The concept of “The Tragedy of the Commons” is synonymous with fisheries because of the common property nature of fishery resources. Openaccess fisheries are prone to overcapitalization, where more is invested than necessary to harvest a fishery stock. This reduces overall fishery profitability and can aggravate tendencies toward overfishing. Mitigating these tendencies has taken many forms, most commonly limits on participation, restrictions on gear types, and time and spatial closures of fisheries. Marine Protected Areas (MPA’s), where little or no fishing is allowed, have become increasingly popular. While proponents of fishery modernization have pushed for Individual Fishing Quotas to resolve common property problems through marketization of access, this trend is opposed by many fishers who see it as a means of dispossessing them from their livelihoods. Common property theorists offer an alternative prescription for co-management of fisheries through institutional mechanisms to control and allocate access to resources.

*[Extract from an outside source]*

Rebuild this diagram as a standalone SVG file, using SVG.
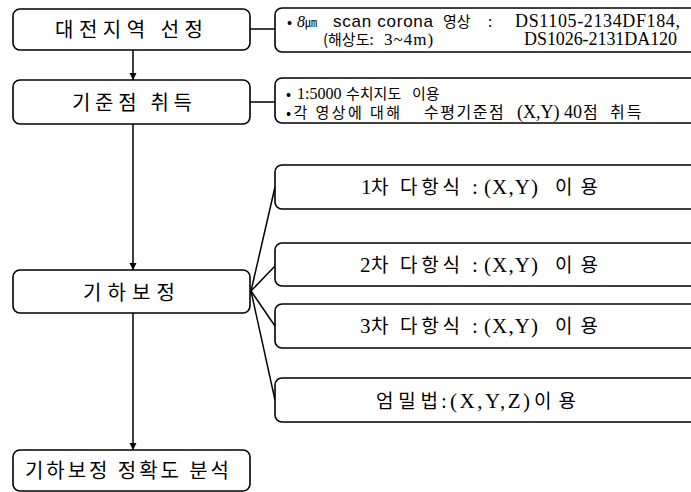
<svg xmlns="http://www.w3.org/2000/svg" width="691" height="492" viewBox="0 0 691 492">
<style>
.box{fill:#fff;stroke:#000;stroke-width:1.6}
.ln{fill:none;stroke:#000;stroke-width:1.5}
.kr{font-family:"Noto Sans CJK KR","Noto Sans",sans-serif;font-size:20px;fill:#000}
.info{font-family:"Noto Sans CJK KR","Noto Sans",sans-serif;font-size:15px;fill:#000}
.tm{font-family:"Liberation Serif","Noto Sans CJK KR",serif}
.sans{font-family:"Liberation Sans","Noto Sans CJK KR",sans-serif}
.br{font-family:"Noto Sans CJK KR","Noto Sans",sans-serif;font-size:19px;fill:#000}
</style>
<defs>
<marker id="ah" viewBox="0 0 10 10" refX="10" refY="5" markerWidth="7" markerHeight="8" markerUnits="userSpaceOnUse" orient="auto">
<path d="M0,0 L10,5 L0,10 Z" fill="#000"/>
</marker>
</defs>
<rect width="691" height="492" fill="#fff"/>
<g id="connectors">
<line class="ln" x1="133" y1="50" x2="133" y2="80" marker-end="url(#ah)"/>
<line class="ln" x1="133" y1="124" x2="133" y2="270" marker-end="url(#ah)"/>
<line class="ln" x1="133" y1="313" x2="133" y2="450" marker-end="url(#ah)"/>
<line class="ln" x1="250" y1="29" x2="275" y2="29" stroke-width="2"/>
<line class="ln" x1="250" y1="102" x2="275" y2="102" stroke-width="2"/>
<line class="ln" x1="251" y1="291" x2="275" y2="187" stroke-width="2"/>
<line class="ln" x1="251" y1="291" x2="275" y2="266"/>
<line class="ln" x1="251" y1="291" x2="275" y2="326"/>
<line class="ln" x1="251" y1="291" x2="275" y2="400"/>
</g>
<g id="n1">
<rect class="box" x="13" y="9" width="237" height="41" rx="7"/>
<text class="kr" x="55" y="37" textLength="148" lengthAdjust="spacing">대전지역 선정</text>
</g>
<g id="n2">
<rect class="box" x="13" y="80" width="237" height="44" rx="7"/>
<text class="kr" x="72" y="110" textLength="120" lengthAdjust="spacing">기준점 취득</text>
</g>
<g id="n3">
<rect class="box" x="13" y="270" width="237" height="43" rx="7"/>
<text class="kr" x="83" y="300" textLength="92" lengthAdjust="spacing">기하보정</text>
</g>
<g id="n4">
<rect class="box" x="13" y="450" width="237" height="41" rx="7"/>
<text class="kr" x="25" y="478" font-size="18" textLength="204" lengthAdjust="spacing">기하보정 정확도 분석</text>
</g>
<g id="info1">
<rect class="box" x="275" y="8" width="430" height="44" rx="7"/>
<text class="info" y="27"><tspan x="287">•</tspan><tspan x="297" class="tm" font-size="16" font-style="italic">8</tspan><tspan x="305" font-size="12">㎛</tspan><tspan x="333" class="sans" font-size="17" textLength="100" lengthAdjust="spacing">scan corona</tspan><tspan x="443">영상</tspan><tspan x="488">:</tspan><tspan x="515" class="tm" font-size="18" textLength="165" lengthAdjust="spacing">DS1105-2134DF184,</tspan></text>
<text class="info" y="45"><tspan x="323">(해상도:</tspan><tspan x="384" class="tm" font-size="17" letter-spacing="1">3~4m)</tspan><tspan x="524" class="tm" font-size="18" textLength="153" lengthAdjust="spacing">DS1026-2131DA120</tspan></text>
</g>
<g id="info2">
<rect class="box" x="275" y="78" width="430" height="45" rx="7"/>
<text class="info" y="99"><tspan x="286">•</tspan><tspan x="297" class="tm" font-size="16">1:5000</tspan><tspan x="346">수치지도</tspan><tspan x="412">이용</tspan></text>
<text class="info" y="118"><tspan x="286" textLength="114" lengthAdjust="spacing">•각 영상에 대해</tspan><tspan x="424" font-size="16" letter-spacing="1.5">수평기준점</tspan><tspan x="517" class="tm" font-size="18">(X,Y)</tspan><tspan x="564" class="tm" font-size="18">40</tspan><tspan x="583" font-size="16">점</tspan><tspan x="610" font-size="16" letter-spacing="2">취득</tspan></text>
</g>
<g id="b1">
<rect class="box" x="275" y="165" width="430" height="44" rx="7"/>
<text class="br" y="194"><tspan x="361" class="tm" font-size="21">1</tspan><tspan x="371">차</tspan><tspan x="400" textLength="60" lengthAdjust="spacing">다항식</tspan><tspan x="472" class="tm" font-size="21">:</tspan><tspan x="484" class="tm" font-size="21" textLength="54" lengthAdjust="spacing">(X,Y)</tspan><tspan x="555" textLength="43" lengthAdjust="spacing">이용</tspan></text>
</g>
<g id="b2">
<rect class="box" x="275" y="243" width="430" height="43" rx="7"/>
<text class="br" y="272"><tspan x="360" class="tm" font-size="21">2</tspan><tspan x="371">차</tspan><tspan x="400" textLength="60" lengthAdjust="spacing">다항식</tspan><tspan x="472" class="tm" font-size="21">:</tspan><tspan x="484" class="tm" font-size="21" textLength="54" lengthAdjust="spacing">(X,Y)</tspan><tspan x="555" textLength="43" lengthAdjust="spacing">이용</tspan></text>
</g>
<g id="b3">
<rect class="box" x="275" y="304" width="430" height="44" rx="7"/>
<text class="br" y="333"><tspan x="360" class="tm" font-size="21">3</tspan><tspan x="371">차</tspan><tspan x="400" textLength="60" lengthAdjust="spacing">다항식</tspan><tspan x="472" class="tm" font-size="21">:</tspan><tspan x="484" class="tm" font-size="21" textLength="54" lengthAdjust="spacing">(X,Y)</tspan><tspan x="555" textLength="43" lengthAdjust="spacing">이용</tspan></text>
</g>
<g id="b4">
<rect class="box" x="275" y="378" width="430" height="44" rx="7"/>
<text class="br" y="408"><tspan x="376" textLength="62" lengthAdjust="spacing">엄밀법</tspan><tspan x="441" class="tm" font-size="21">:</tspan><tspan x="450" class="tm" font-size="21" textLength="80" lengthAdjust="spacing">(X,Y,Z)</tspan><tspan x="534" textLength="42" lengthAdjust="spacing">이용</tspan></text>
</g>
</svg>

Perspectives from political ecology that examine the distributional effects on producers from conservation programs are important to the future of fisheries as terrestrial natural resource management strategies are increasingly employed in aquatic contexts.
Bibliography:
- Jennings, et al., Marine Fisheries Ecology (Blackwell Science, 2001);
- Le Sann, A Livelihood from Fishing: Globalization and Sustainable Fisheries Practices (Intermediate Technology, 1998);
- Tvedten and B. Hersoug, Fishing for Development: Small-Scale Fisheries in Africa (The Scandinavian Institute of African Studies, 1992).